# Im new on archery talk.



## soonerbowgirl24 (Jan 31, 2009)

Just wanted to say high, I heard this website was awsome! I will be asking a lot of questions because i love archery and want to learn all about it. thanks everyone.:wave3:


----------



## HuntLions_94 (Feb 20, 2008)

Welcome to archery talk


----------



## Jared Les (Jun 22, 2008)

Welcome to AT


----------



## Rory/MO (Jan 13, 2008)

Welcome.


----------



## kegan (Aug 28, 2006)

Welcome! We'll all be glad to help to the best of our abilities. Hope you like it here!


----------



## PA3-DArcher4 (Nov 5, 2008)

:welcomesign: feel free to ask any questions


----------



## Robinhooder3 (Jun 18, 2008)

soonerbowgirl24 said:


> Just wanted to say high, I heard this website was awsome! I will be asking a lot of questions because i love archery and want to learn all about it. thanks everyone.:wave3:


welcome new esteemed member! Glad to have ya! :jazzmatazzes::yo::welcome::hatparty: if a question about ANYTHING be sure to ask and we or the adults on the forum will be sure to answer in a quick accurate manner.


----------



## Harmony (Jun 27, 2007)

Welcome to AT :wink: hope u have fun and ask as many questions as u like :smile:

Gemma :wink:


----------



## Irishrobin (Oct 21, 2006)

welcome :darkbeer: :darkbeer: :darkbeer:


----------



## rascal (Jul 13, 2004)

soonerbowgirl24. Welcome:wink:


----------



## gobblercrazy (May 9, 2008)

Welcome!


----------



## MOHALucan (Mar 20, 2008)

Howdy and welcome!!!


----------



## hstubblefield (Feb 16, 2008)

:welcomesign:


----------



## ByrdJr. (Dec 27, 2006)

were here to help welcome to at :welcome:


----------



## kegan (Aug 28, 2006)

Robinhooder3 said:


> welcome new esteemed member! Glad to have ya! :jazzmatazzes::yo::welcome::hatparty: if a question about ANYTHING be sure to ask and we or the adults on the forum will be sure to answer in a quick accurate manner.


That's a bit much...


----------



## Robinhooder3 (Jun 18, 2008)

kegan said:


> That's a bit much...


well I was bored so seeing as she is an avid archer I think that proper invotations are in order. Your also just jealous that your's wasn't as good as mine lol.


----------



## kegan (Aug 28, 2006)

Robinhooder3 said:


> well I was bored so seeing as she is an avid archer I think that proper invotations are in order. You're also just jealous that yours wasn't as good as mine lol.

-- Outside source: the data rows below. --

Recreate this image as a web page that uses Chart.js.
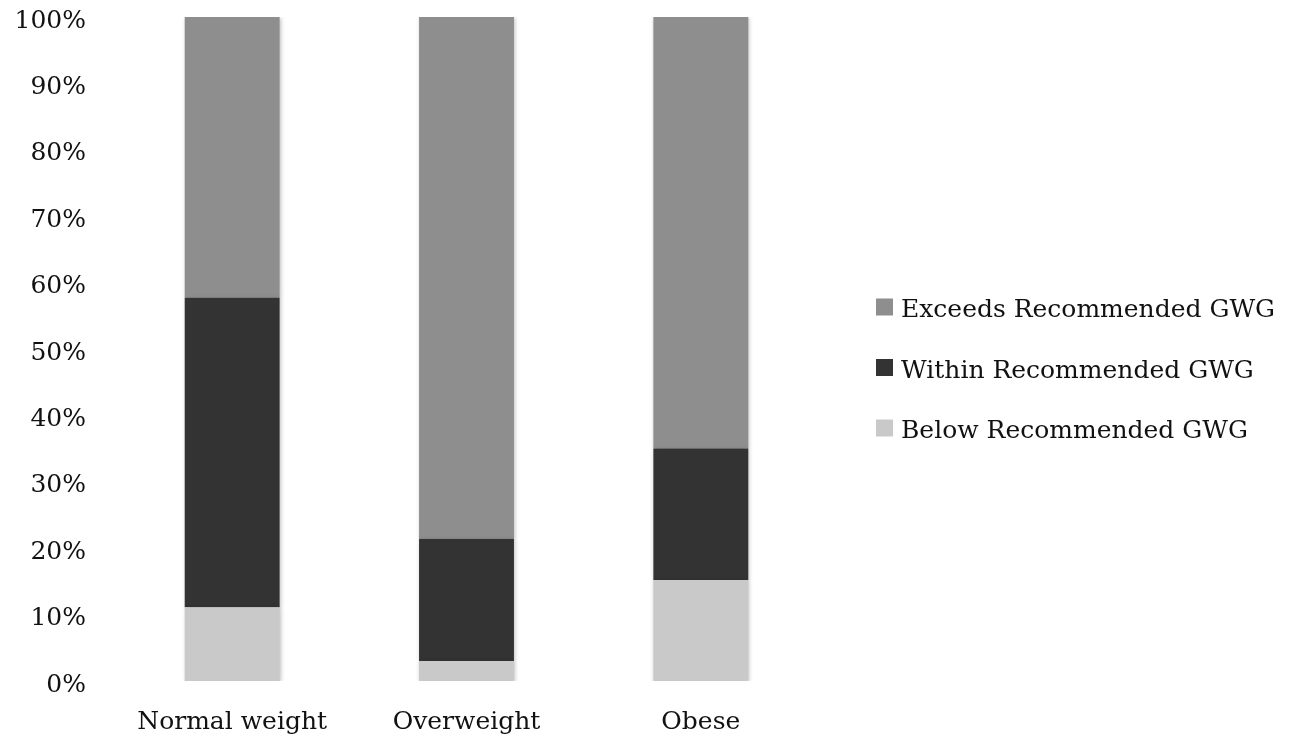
<!DOCTYPE html>
<html>
<head>
<meta charset="utf-8">
<script src="https://cdn.jsdelivr.net/npm/chart.js@4/dist/chart.umd.min.js"></script>
<style>
  html, body { margin: 0; padding: 0; background: #ffffff; overflow: hidden; }
  #wrap { width: 1305px; height: 739px; position: relative; }
</style>
</head>
<body>
<div id="wrap"><canvas id="c" width="1305" height="739"></canvas></div>
<script>
// BMI groups along the x axis
const categories = ['Normal weight', 'Overweight', 'Obese'];

// Share of each group by gestational weight gain category (percent)
const belowGWG   = [11.1, 3.0, 15.2];
const withinGWG  = [46.6, 18.4, 19.8];
const exceedsGWG = [42.3, 78.6, 65.0];

const seriesNames = ['Below Recommended GWG', 'Within Recommended GWG', 'Exceeds Recommended GWG'];
const yTicks = [0, 10, 20, 30, 40, 50, 60, 70, 80, 90, 100];

const FONT = '"DejaVu Serif", "Liberation Serif", serif';
const FONT_SIZE = 25;

// soft drop shadow under the bar segments
const barShadow = {
  id: 'barShadow',
  beforeDatasetsDraw(chart) {
    const ctx = chart.ctx;
    ctx.save();
    ctx.shadowColor = 'rgba(0,0,0,0.25)';
    ctx.shadowBlur = 4;
    ctx.shadowOffsetX = 1;
    ctx.shadowOffsetY = 1;
  },
  afterDatasetsDraw(chart) {
    chart.ctx.restore();
  }
};

// legend drawn to the right of the plot, top entry = top stack segment
const sideLegend = {
  id: 'sideLegend',
  afterDraw(chart) {
    const ctx = chart.ctx;
    const area = chart.chartArea;
    const x0 = area.right + 58;
    const yMid = area.top + 354;
    const step = 60.5;
    const items = chart.data.datasets.slice().reverse();
    ctx.save();
    ctx.font = FONT_SIZE + 'px ' + FONT;
    ctx.textBaseline = 'middle';
    ctx.textAlign = 'left';
    items.forEach((ds, i) => {
      const y = yMid + (i - 1) * step;
      ctx.fillStyle = ds.backgroundColor;
      ctx.fillRect(x0, y - 12, 17, 17);
      ctx.fillStyle = '#111';
      ctx.fillText(ds.label, x0 + 25, y);
    });
    ctx.restore();
  }
};

// fixed axis sizes so the plot box sits where the layout padding puts it
function fixY(axis) {
  axis.width = 101;
  axis.paddingTop = 0; axis.paddingBottom = 0;
  axis.paddingLeft = 0; axis.paddingRight = 0;
}
function fixX(axis) {
  axis.height = 58;
  axis.paddingTop = 0; axis.paddingBottom = 0;
  axis.paddingLeft = 0; axis.paddingRight = 0;
}

new Chart(document.getElementById('c'), {
  type: 'bar',
  data: {
    labels: categories,
    datasets: [
      { label: seriesNames[0], data: belowGWG,   backgroundColor: '#c9c9c9' },
      { label: seriesNames[1], data: withinGWG,  backgroundColor: '#333333' },
      { label: seriesNames[2], data: exceedsGWG, backgroundColor: '#8e8e8e' }
    ]
  },
  options: {
    responsive: false,
    animation: false,
    devicePixelRatio: 1,
    layout: { padding: { left: 14, right: 487, top: 17, bottom: 0 } },
    datasets: { bar: { barPercentage: 0.405, categoryPercentage: 1, borderWidth: 0 } },
    scales: {
      x: {
        stacked: true,
        afterFit: fixX,
        grid: { display: false, drawTicks: false },
        border: { display: false },
        ticks: { color: '#111', font: { family: FONT, size: FONT_SIZE }, padding: 26, maxRotation: 0 }
      },
      y: {
        stacked: true,
        min: 0, max: 100,
        afterFit: fixY,
        afterBuildTicks(axis) { axis.ticks = yTicks.map(v => ({ value: v })); },
        grid: { display: false, drawTicks: false },
        border: { display: false },
        ticks: {
          color: '#111',
          font: { family: FONT, size: FONT_SIZE },
          padding: 29,
          labelOffset: 4,
          callback: v => v + '%'
        }
      }
    },
    plugins: {
      legend: { display: false },
      tooltip: { enabled: false }
    }
  },
  plugins: [barShadow, sideLegend]
});
</script>
</body>
</html>
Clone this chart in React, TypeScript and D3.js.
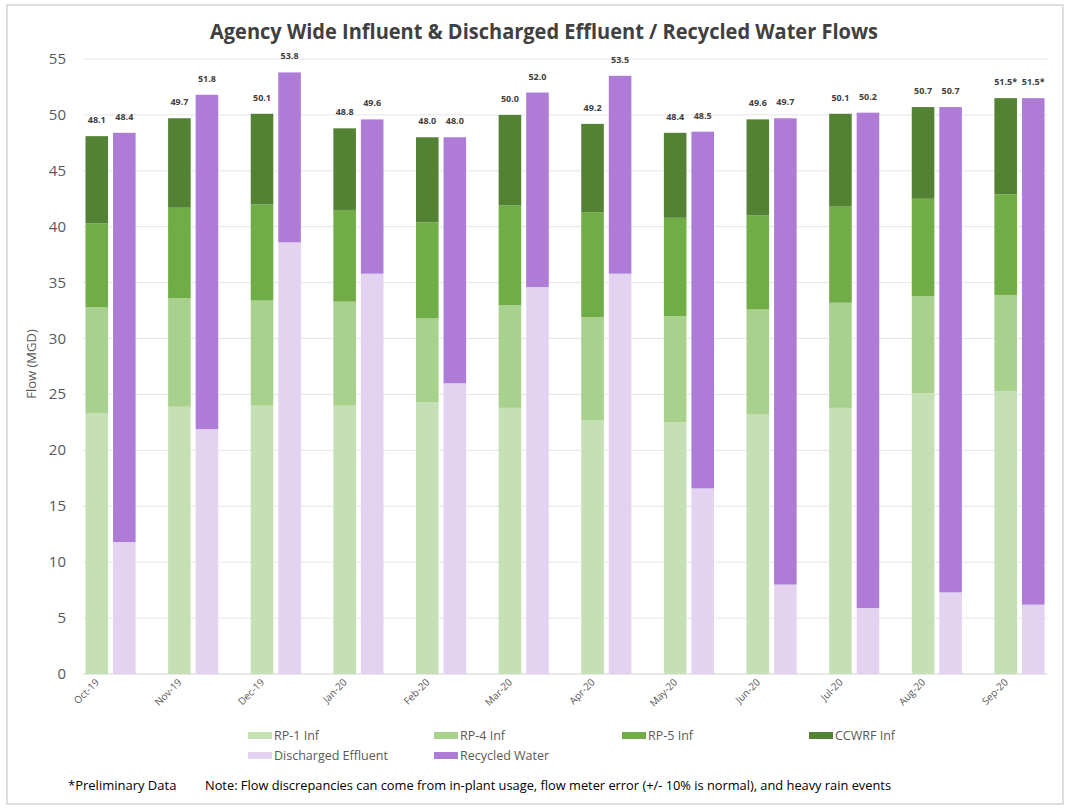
import React from "react";
import * as d3 from "d3";

const months = ["Oct-19","Nov-19","Dec-19","Jan-20","Feb-20","Mar-20","Apr-20","May-20","Jun-20","Jul-20","Aug-20","Sep-20"];
const rp1 = [23.3,23.9,24.0,24.0,24.3,23.8,22.7,22.5,23.2,23.8,25.1,25.3];
const rp4 = [9.5,9.7,9.4,9.3,7.5,9.2,9.2,9.5,9.4,9.4,8.7,8.6];
const rp5 = [7.5,8.1,8.6,8.2,8.6,8.9,9.4,8.8,8.4,8.6,8.7,9.0];
const ccwrf = [7.8,8.0,8.1,7.3,7.6,8.1,7.9,7.6,8.6,8.3,8.2,8.6];
const discharged = [11.8,21.9,38.6,35.8,26.0,34.6,35.8,16.6,8.0,5.9,7.3,6.2];
const recycled = [36.6,29.9,15.2,13.8,22.0,17.4,17.7,31.9,41.7,44.3,43.4,45.3];
const influentLabels = ["48.1","49.7","50.1","48.8","48.0","50.0","49.2","48.4","49.6","50.1","50.7","51.5*"];
const effluentLabels = ["48.4","51.8","53.8","49.6","48.0","52.0","53.5","48.5","49.7","50.2","50.7","51.5*"];
const yTicks = [0,5,10,15,20,25,30,35,40,45,50,55];

const influentSeries = [
  { name: "RP-1 Inf", values: rp1, color: "#c5e0b4" },
  { name: "RP-4 Inf", values: rp4, color: "#a9d18e" },
  { name: "RP-5 Inf", values: rp5, color: "#70ad47" },
  { name: "CCWRF Inf", values: ccwrf, color: "#548235" },
];
const effluentSeries = [
  { name: "Discharged Effluent", values: discharged, color: "#e3d3f0" },
  { name: "Recycled Water", values: recycled, color: "#ae7cd6" },
];

const FONT = "'Open Sans', sans-serif";

export default function App() {
  const W = 1069, H = 809;
  const left = 83, right = 1047, top = 59, bottom = 674;
  const slots = d3.range(35).map(String);
  const x = d3.scaleBand().domain(slots).range([left, right]).paddingInner(0.18).paddingOuter(0.09);
  const y = d3.scaleLinear().domain([0, 55]).range([bottom, top]);
  const bw = x.bandwidth();

  const rects: any[] = [];
  const labels: any[] = [];
  months.forEach((m, i) => {
    const gx = x(String(i * 3))!;
    const px = x(String(i * 3 + 1))!;
    let acc = 0;
    influentSeries.forEach((s) => {
      const v = s.values[i];
      rects.push(<rect key={`g${i}${s.name}`} x={gx} width={bw} y={y(acc + v)} height={y(acc) - y(acc + v)} fill={s.color} />);
      acc += v;
    });
    labels.push(<text key={`gl${i}`} x={gx + bw / 2} y={y(acc) - 13} textAnchor="middle" fontSize={9} fontWeight="bold" fill="#404040">{influentLabels[i]}</text>);
    let acc2 = 0;
    effluentSeries.forEach((s) => {
      const v = s.values[i];
      rects.push(<rect key={`p${i}${s.name}`} x={px} width={bw} y={y(acc2 + v)} height={y(acc2) - y(acc2 + v)} fill={s.color} />);
      acc2 += v;
    });
    labels.push(<text key={`pl${i}`} x={px + bw / 2} y={y(acc2) - 13} textAnchor="middle" fontSize={9} fontWeight="bold" fill="#404040">{effluentLabels[i]}</text>);
  });

  const legendItems = [
    { s: influentSeries[0], x: 248, y: 736 },
    { s: influentSeries[1], x: 434, y: 736 },
    { s: influentSeries[2], x: 622, y: 736 },
    { s: influentSeries[3], x: 809, y: 736 },
    { s: effluentSeries[0], x: 248, y: 756 },
    { s: effluentSeries[1], x: 434, y: 756 },
  ];

  return (
    <svg width={W} height={H} style={{ position: "absolute", left: 0, top: 0, background: "#fff" }} fontFamily={FONT}>
      <rect x={7} y={5} width={1056} height={799} fill="#fff" stroke="#bfbfbf" strokeWidth={1} />
      <text x={544} y={39} textAnchor="middle" fontSize={21} fontWeight="bold" fill="#404040" textLength={668} lengthAdjust="spacingAndGlyphs">Agency Wide Influent &amp; Discharged Effluent / Recycled Water Flows</text>
      {yTicks.map((t) => (
        <g key={t}>
          <line x1={left} x2={right} y1={y(t)} y2={y(t)} stroke={t === 0 ? "#d0d0d0" : "#e6e6e6"} strokeWidth={1} />
          <text x={66} y={y(t) + 5} textAnchor="end" fontSize={15} fill="#595959">{t}</text>
        </g>
      ))}
      <text transform={`translate(36,364) rotate(-90)`} textAnchor="middle" fontSize={13} fill="#595959">Flow (MGD)</text>
      {rects}
      {labels}
      {months.map((m, i) => {
        const cx = x(String(i * 3))! + bw / 2 + 3;
        return (
          <text key={m} transform={`translate(${cx},${683}) rotate(-45)`} textAnchor="end" fontSize={10} fill="#595959">{m}</text>
        );
      })}
      {legendItems.map((l) => (
        <g key={l.s.name}>
          <rect x={l.x} y={l.y - 4} width={24} height={7} fill={l.s.color} />
          <text x={l.x + 26} y={l.y + 4} fontSize={12.5} fill="#595959">{l.s.name}</text>
        </g>
      ))}
      <text x={68} y={790} fontSize={13} fill="#000">*Preliminary Data</text>
      <text x={205} y={790} fontSize={13} fill="#000" textLength={686} lengthAdjust="spacingAndGlyphs">Note: Flow discrepancies  can come from in-plant usage, flow meter error (+/- 10% is normal), and heavy rain events</text>
    </svg>
  );
}
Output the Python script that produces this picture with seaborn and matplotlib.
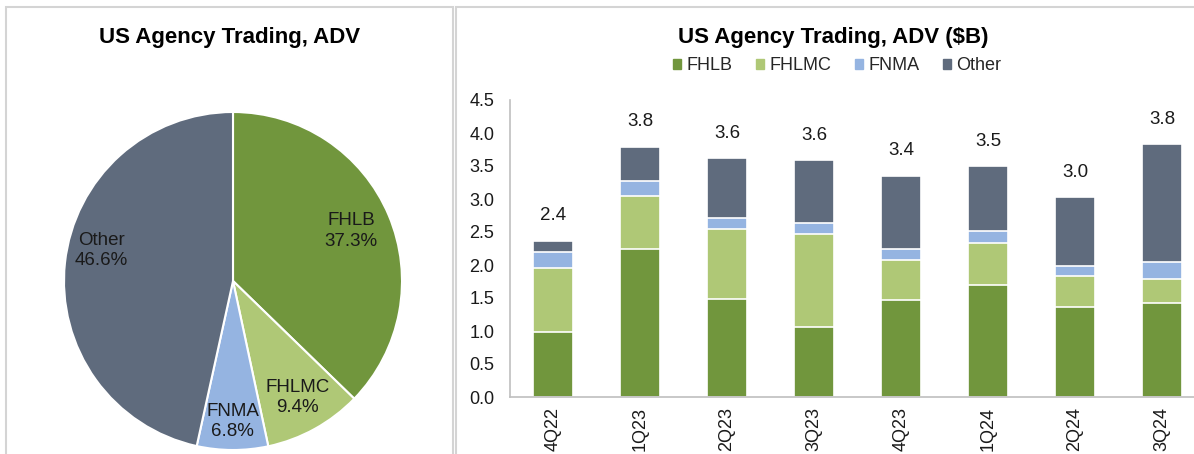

What are you talking about? My post was titled with "kegan". How can you possibly beat that! Just kidding.


----------



## master hunter (Oct 9, 2007)

:tongue:sup


----------



## 2wyoming (Sep 5, 2007)

Welcome Welcome!


----------



## s4 shooter (Aug 15, 2008)

welcome to AT:cocktail:


----------



## stans806 (Sep 5, 2008)

Welcome


----------



## ky_grl:) (Oct 6, 2008)

Welcomee
Ne questionss, jus askk.


----------



## Hapa girl (Nov 29, 2008)

Hey, welcome aboard! Have a lot of fun with archery, it's a really cool sport. And by the way, don't ever, EVER feel intimidated about being new. About half of the kids writing in this thread only joined last year (me included)


----------



## stickbow hunter (Jun 12, 2006)

Welcome to the site. Any bowfishing Q's just shoot me a PM


----------



## **Frost Bite** (Jan 13, 2006)

Welcome aboard!! Like a few of the other fellows said, if you have a question, ask it!


----------



## bowmanaj (Jan 20, 2009)

Welcome, Im pretty new here too


----------



## raymonmarin (Oct 20, 2007)

welcome and have fun


----------



## machogirl (Mar 10, 2009)

*i am new 2 this website 2*

I have ben shooting sence i was 4 years old but i am trying my best 2 do really good!!!!!!!!!!!!


----------



## deermeadows (Aug 19, 2008)

welcome:shade::star:. remember, ask and you shall recieve.


----------



## Jennings1993 (Apr 23, 2008)

Welcome:shade: Ask and it will be given to you.


----------